Giant rats have been trained to sniff out 14000 landmines and other unexploded arsenal. The rats, which undergo nine months of training, are light enough to not trigger the explosives. They literally work for peanuts.
Poor neighborhoods in 60’s-era Washington DC suffered massive rat infestations until Julius Hobson began catching the “possum-sized” rats in a cage, strapping it to the roof of his car, driving them to the rich neighborhoods, and threatening to release them.
Only about 12 rats per year enter Alberta, Canada and are quickly killed by provincial rat control specialists before they can breed. Alberta is the largest rat free populated area in the world.
Rats feel empathy to such a degree that they will ignore a lever that releases a tempting chocolate treat in favor of one that saves a drowning friend.
In 19th century England, a man by the name of Jack Black was an expert rat catcher. When he caught rats of unusual colour, he would breed them and sell the well bred rats to nobility. Even Queen Victoria kept a pet rat or two.
Rats will help out a comrade in need. Through testing a two rats, one restrained and one free, researchers found that rats experience emotion beyond emotional contagion. Even going as far to conquer their immobilizing fear and helping another rat in distress.
In the early 1950’s, the United Kingdom’s Royal Air Force decided to parachute live cats into Borneo after a serious rat outbreak.
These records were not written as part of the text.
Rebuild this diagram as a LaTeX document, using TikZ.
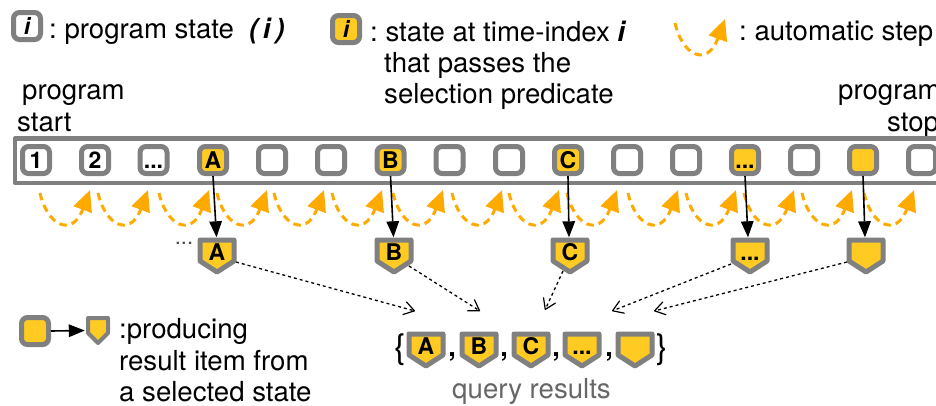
\documentclass[tikz,border=0pt]{standalone}
\usepackage{fontspec}
\setmainfont{TeX Gyre Heros}
\usetikzlibrary{arrows.meta}
\definecolor{tilegrey}{HTML}{808080}
\definecolor{tileyellow}{HTML}{FFCB22}
\definecolor{steporange}{HTML}{FFAA00}
\frenchspacing
\newcommand{\lbl}[1]{\fontsize{27.6}{32}\selectfont #1}
\newcommand{\mrk}[1]{\fontsize{23}{23}\selectfont\bfseries #1}
\tikzset{
  statebox/.style={draw=tilegrey,line width=5pt,rounded corners=6pt,minimum size=27pt,inner sep=0pt,fill=white,font=\mrk{},text height=16pt,text depth=0pt},
  selected/.style={statebox,fill=tileyellow},
  resultshape/.style={draw=tilegrey,line width=5pt,fill=tileyellow,line join=round},
  resultbox/.style={minimum width=39pt,minimum height=37pt,inner sep=0pt,font=\mrk{},text height=8pt,text depth=0pt},
  lab/.style={anchor=base west,inner sep=0pt,font=\lbl{}},
  autostep/.style={draw=steporange,line width=3pt,dash pattern=on 7.5pt off 5pt,-{Triangle[length=21pt,width=19pt,fill=steporange]}},
  produce/.style={draw=black,line width=1.6pt,-{Triangle[length=16pt,width=12.5pt]}},
  collect/.style={draw=black,line width=1.3pt,dash pattern=on 3pt off 3pt,-{Straight Barb[length=10pt,width=13pt,line width=1.2pt,round]}},
}
\newcommand{\shieldnode}[4]{%
  \path[resultshape] (#2-17,#3-16) -- (#2+17,#3-16) -- (#2+17,#3+5) -- (#2,#3+16) -- (#2-17,#3+5) -- cycle;
  \node[resultbox] (#1) at (#2,#3) {#4};}
\begin{document}
\begin{tikzpicture}[x=1pt,y=-1pt]
\useasboundingbox (0,0) rectangle (936,405);
\clip (0,0) rectangle (936,405);
% legend row
\node[statebox] (legendplain) at (27,26) {\itshape i};
\node[lab] (legendplaintext) at (49,38) {: program state};
\node[lab,font=\lbl{\bfseries\itshape}] (legendindex) at (249,38) {(\,i\,)};
\node[selected] (legendsel) at (346,29) {\itshape i};
\node[lab] (legendseltext1) at (370,41) {: state at time-index \textbf{\itshape i}};
\node[lab] (legendseltext2) at (384,72) {that passes the};
\node[lab] (legendseltext3) at (384,103) {selection predicate};
\coordinate (legendstepa) at (675,23);
\coordinate (legendstepb) at (725,19);
\draw[autostep] (legendstepa) .. controls (682,55) and (707,68) .. (legendstepb);
\node[lab] (legendsteptext) at (739,40) {: automatic step};
\node[lab] (startlabel1) at (22,99) {program};
\node[lab] (startlabel2) at (17,131) {start};
\node[lab] (stoplabel1) at (838,99) {program};
\node[lab] (stoplabel2) at (887,131) {stop};
% timeline frame
\draw[tilegrey,line width=4.5pt,line join=round] (960,138.5) -- (15,138.5) -- (15,183) -- (960,183);
% states
\node[statebox] (s1) at (36,160) {1};
\node[statebox] (s2) at (95,160) {2};
\node[statebox] (s3) at (153.5,160) {...};
\node[selected] (s4) at (213,160) {A};
\node[statebox] (s5) at (272,160) {};
\node[statebox] (s6) at (331,160) {};
\node[selected] (s7) at (390.5,160) {B};
\node[statebox] (s8) at (449.5,160) {};
\node[statebox] (s9) at (509,160) {};
\node[selected] (s10) at (568,160) {C};
\node[statebox] (s11) at (627,160) {};
\node[statebox] (s12) at (686,160) {};
\node[selected] (s13) at (745,160) {...};
\node[statebox] (s14) at (804,160) {};
\node[selected] (s15) at (863,160) {};
\node[statebox] (s16) at (922,160) {};
% automatic steps
\foreach \i/\x in {1/40,2/98,3/159,4/217,5/274,6/332,7/393,8/452,9/509,10/567,11/628,12/686,13/744,14/802,15/864}{
  \coordinate (stepa\i) at (\x,193);
  \coordinate (stepb\i) at (\x+50,190);
  \draw[autostep] (stepa\i) .. controls (\x+7,225) and (\x+32,238) .. (stepb\i);
}
% results
\node[anchor=base,inner sep=0pt,font=\fontsize{22}{22}\selectfont,text=black!70] (moredots) at (184,244) {...};
\shieldnode{ra}{217}{256}{A}
\shieldnode{rb}{394}{256}{B}
\shieldnode{rc}{570}{256}{C}
\shieldnode{rd}{750}{256}{...}
\shieldnode{re}{866}{256}{}
\draw[produce] (s4.south) -- ([xshift=-0.5pt]ra.north);
\draw[produce] (s7.south) -- ([xshift=-0.5pt]rb.north);
\draw[produce] (s10.south) -- ([xshift=-1pt]rc.north);
\draw[produce] (s13.south) -- ([xshift=-2pt]rd.north);
\draw[produce] (s15.south) -- ([xshift=-1pt]re.north);
% query results
\node[anchor=base,inner sep=0pt,font=\fontsize{34}{34}\selectfont] (lbrace) at (400,358) {\{};
\shieldnode{qa}{426}{350}{A}
\node[anchor=base,inner sep=0pt,font=\fontsize{27}{27}\selectfont\bfseries] (c1) at (452,356) {,};
\shieldnode{qb}{479}{350}{B}
\node[anchor=base,inner sep=0pt,font=\fontsize{27}{27}\selectfont\bfseries] (c2) at (504,356) {,};
\shieldnode{qc}{531}{350}{C}
\node[anchor=base,inner sep=0pt,font=\fontsize{27}{27}\selectfont\bfseries] (c3) at (556,356) {,};
\shieldnode{qd}{582}{350}{...}
\node[anchor=base,inner sep=0pt,font=\fontsize{27}{27}\selectfont\bfseries] (c4) at (609,356) {,};
\shieldnode{qe}{635}{350}{}
\node[anchor=base,inner sep=0pt,font=\fontsize{34}{34}\selectfont] (rbrace) at (662,358) {\}};
\node[lab,text=black!60] (querylabel) at (452,398) {query results};
\coordinate (ta) at (415,311);
\coordinate (tb) at (480,311);
\coordinate (tc) at (545,310);
\coordinate (td) at (612,311);
\coordinate (te) at (654,311);
\draw[collect] ([shift={(19,6)}]ra.center) -- (ta);
\draw[collect] ([shift={(15,10)}]rb.center) -- (tb);
\draw[collect] ([shift={(-7,15)}]rc.center) -- (tc);
\draw[collect] ([shift={(-19,8)}]rd.center) -- (td);
\draw[collect] ([shift={(-19,6)}]re.center) -- (te);
% bottom legend
\node[selected] (keybox) at (35,331) {};
\path[resultshape,line width=4pt] (88,318) -- (108,318) -- (108,333) -- (98,343) -- (88,333) -- cycle;
\node[inner sep=0pt,minimum width=24pt,minimum height=29pt] (keyshield) at (98,330.5) {};
\draw[produce] (keybox.east) -- ([xshift=-1pt]keyshield.west);
\node[lab] (keytext1) at (119,338) {:producing};
\node[lab] (keytext2) at (119,370) {result item from};
\node[lab] (keytext3) at (119,401) {a selected state};
\end{tikzpicture}
\end{document}
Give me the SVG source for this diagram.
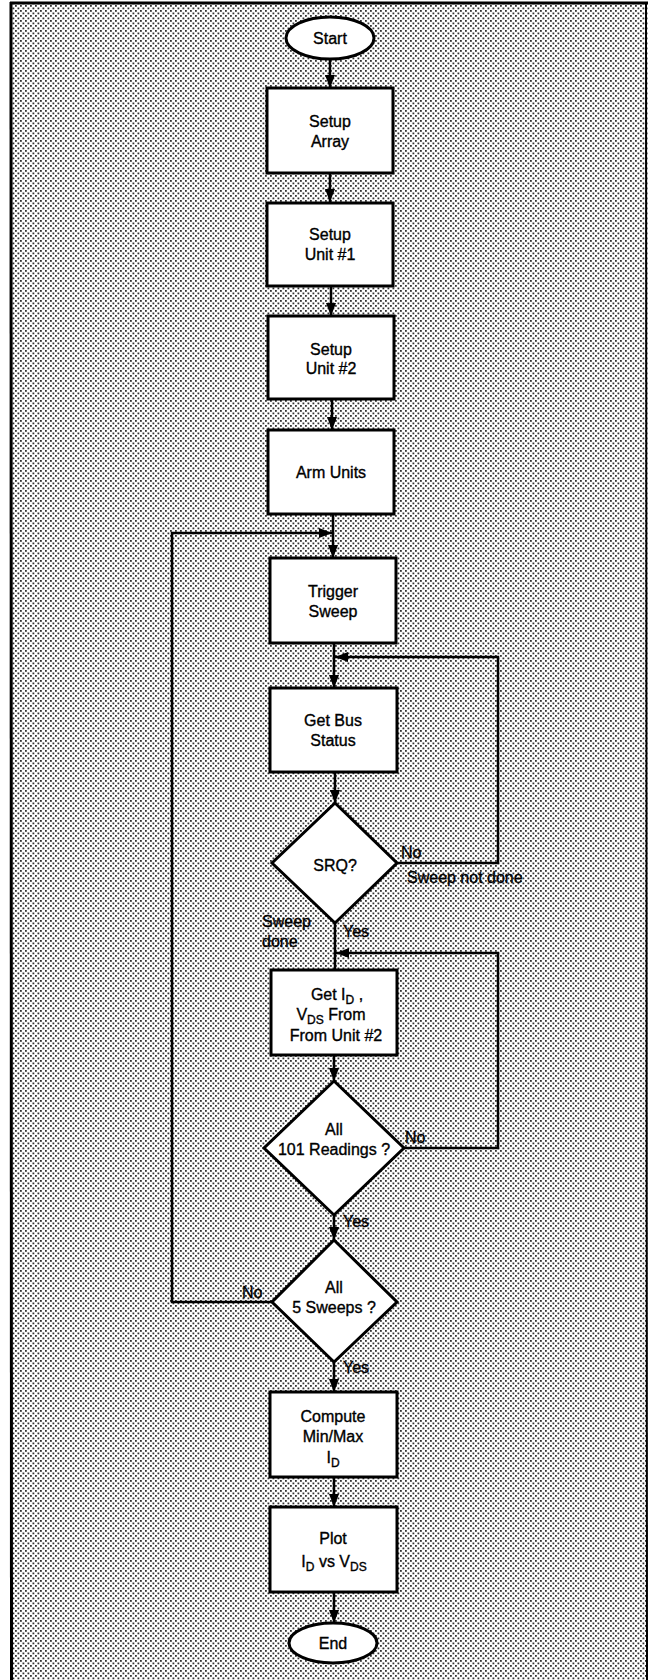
<svg xmlns="http://www.w3.org/2000/svg" width="648" height="1680" viewBox="0 0 648 1680">
<style>
.box{fill:#fff;stroke:#000;stroke-width:3}
.ln{fill:none;stroke:#000;stroke-width:2.5}
.t{font-family:"Liberation Sans",Arial,Helvetica,sans-serif;font-size:16px;fill:#000;stroke:#000;stroke-width:0.35}
.c{text-anchor:middle}
.sub{font-size:12px}
</style>
<defs>
<pattern id="dots" width="5" height="5" patternUnits="userSpaceOnUse">
<rect width="5" height="5" fill="#fff"/>
<rect x="0" y="0" width="1.8" height="1.8" fill="#333"/>
<rect x="2.5" y="2.5" width="1.8" height="1.8" fill="#333"/>
</pattern>
<marker id="ah" viewBox="0 0 13 10" refX="13" refY="5" markerWidth="13" markerHeight="10" markerUnits="userSpaceOnUse" orient="auto">
<path d="M0,0 L13,5 L0,10 z" fill="#000"/>
</marker>
</defs>
<rect x="0" y="0" width="648" height="1680" fill="#fff"/>
<rect x="11" y="3" width="637" height="1677" fill="url(#dots)"/>
<g id="frame" fill="none" stroke="#000">
<line x1="11" y1="2" x2="11.5" y2="1680" stroke-width="3"/>
<line x1="10" y1="3" x2="648" y2="3" stroke-width="3"/>
<line x1="646" y1="2" x2="647" y2="1680" stroke-width="2"/>
</g>
<g id="connectors">
<line class="ln" x1="330" y1="59" x2="330" y2="88" marker-end="url(#ah)"/>
<line class="ln" x1="330" y1="173" x2="330" y2="202" marker-end="url(#ah)"/>
<line class="ln" x1="331" y1="286" x2="331" y2="316" marker-end="url(#ah)"/>
<line class="ln" x1="332" y1="399" x2="332" y2="430" marker-end="url(#ah)"/>
<line class="ln" x1="333" y1="514" x2="333" y2="558" marker-end="url(#ah)"/>
<line class="ln" x1="334" y1="643" x2="334" y2="688" marker-end="url(#ah)"/>
<line class="ln" x1="335" y1="772" x2="335" y2="803" marker-end="url(#ah)"/>
<line class="ln" x1="335" y1="923" x2="335" y2="970"/>
<line class="ln" x1="334" y1="1055" x2="334" y2="1081" marker-end="url(#ah)"/>
<line class="ln" x1="334" y1="1215" x2="334" y2="1240" marker-end="url(#ah)"/>
<line class="ln" x1="334" y1="1362" x2="334" y2="1392" marker-end="url(#ah)"/>
<line class="ln" x1="334" y1="1477" x2="334" y2="1507" marker-end="url(#ah)"/>
<line class="ln" x1="334" y1="1592" x2="334" y2="1623" marker-end="url(#ah)"/>
<polyline class="ln" points="397,863 498,863 498,657 335,657" marker-end="url(#ah)"/>
<polyline class="ln" points="404,1148 498,1148 498,953 336,953" marker-end="url(#ah)"/>
<polyline class="ln" points="272,1302 172,1302 172,533 332,533" marker-end="url(#ah)"/>
</g>
<g id="start"><ellipse class="box" cx="330" cy="38" rx="44" ry="21"/><text class="t c" x="330" y="44">Start</text></g>
<g id="setup-array"><rect class="box" x="267" y="88" width="126" height="85"/><text class="t c" x="330" y="127">Setup</text><text class="t c" x="330" y="147">Array</text></g>
<g id="setup-unit1"><rect class="box" x="267" y="203" width="126" height="83"/><text class="t c" x="330" y="240">Setup</text><text class="t c" x="330" y="260">Unit #1</text></g>
<g id="setup-unit2"><rect class="box" x="268" y="316" width="126" height="83"/><text class="t c" x="331" y="355">Setup</text><text class="t c" x="331" y="374">Unit #2</text></g>
<g id="arm-units"><rect class="box" x="268" y="430" width="126" height="84"/><text class="t c" x="331" y="478">Arm Units</text></g>
<g id="trigger-sweep"><rect class="box" x="270" y="558" width="126" height="85"/><text class="t c" x="333" y="597">Trigger</text><text class="t c" x="333" y="617">Sweep</text></g>
<g id="get-bus-status"><rect class="box" x="270" y="688" width="127" height="84"/><text class="t c" x="333" y="726">Get Bus</text><text class="t c" x="333" y="746">Status</text></g>
<g id="srq"><polygon class="box" points="335,803 397,863 335,923 272,863"/><text class="t c" x="335" y="871">SRQ?</text></g>
<g id="get-id"><rect class="box" x="271" y="970" width="126" height="85"/>
<text class="t c" x="337" y="1000">Get I<tspan class="sub" dy="4">D</tspan><tspan dy="-4"> ,</tspan></text>
<text class="t c" x="331" y="1020">V<tspan class="sub" dy="4">DS</tspan><tspan dy="-4"> From</tspan></text>
<text class="t c" x="336" y="1041">From Unit #2</text></g>
<g id="all-readings"><polygon class="box" points="334,1081 404,1148 334,1215 264,1148"/><text class="t c" x="334" y="1135">All</text><text class="t c" x="334" y="1155">101 Readings ?</text></g>
<g id="all-sweeps"><polygon class="box" points="334,1240 397,1302 334,1362 272,1302"/><text class="t c" x="334" y="1293">All</text><text class="t c" x="334" y="1313">5 Sweeps ?</text></g>
<g id="compute"><rect class="box" x="270" y="1392" width="127" height="85"/><text class="t c" x="333" y="1422">Compute</text><text class="t c" x="333" y="1442">Min/Max</text><text class="t c" x="333" y="1463">I<tspan class="sub" dy="4">D</tspan></text></g>
<g id="plot"><rect class="box" x="270" y="1507" width="127" height="85"/><text class="t c" x="333" y="1544">Plot</text><text class="t c" x="334" y="1567">I<tspan class="sub" dy="4">D</tspan><tspan dy="-4"> vs V</tspan><tspan class="sub" dy="4">DS</tspan></text></g>
<g id="end"><ellipse class="box" cx="333" cy="1643" rx="44" ry="20"/><text class="t c" x="333" y="1649">End</text></g>
<g id="labels">
<text class="t" x="401" y="858">No</text>
<text class="t" x="407" y="883">Sweep not done</text>
<text class="t" x="262" y="927">Sweep</text>
<text class="t" x="262" y="947">done</text>
<text class="t" x="343" y="937">Yes</text>
<text class="t" x="405" y="1143">No</text>
<text class="t" x="343" y="1227">Yes</text>
<text class="t" x="242" y="1298">No</text>
<text class="t" x="343" y="1373">Yes</text>
</g>
</svg>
Rats are empathetic and will altruistically lend a helping paw to a cage mate who is stuck in a trap. Not only will rats frantically work to free their trapped cage mate; they will do so even when there’s a tempting little pile of chocolate chips nearby, according to the new study. Instead of leaving their pal in the trap and selfishly gobbling the candy all by themselves, rats will free their cage mate and share the chocolate.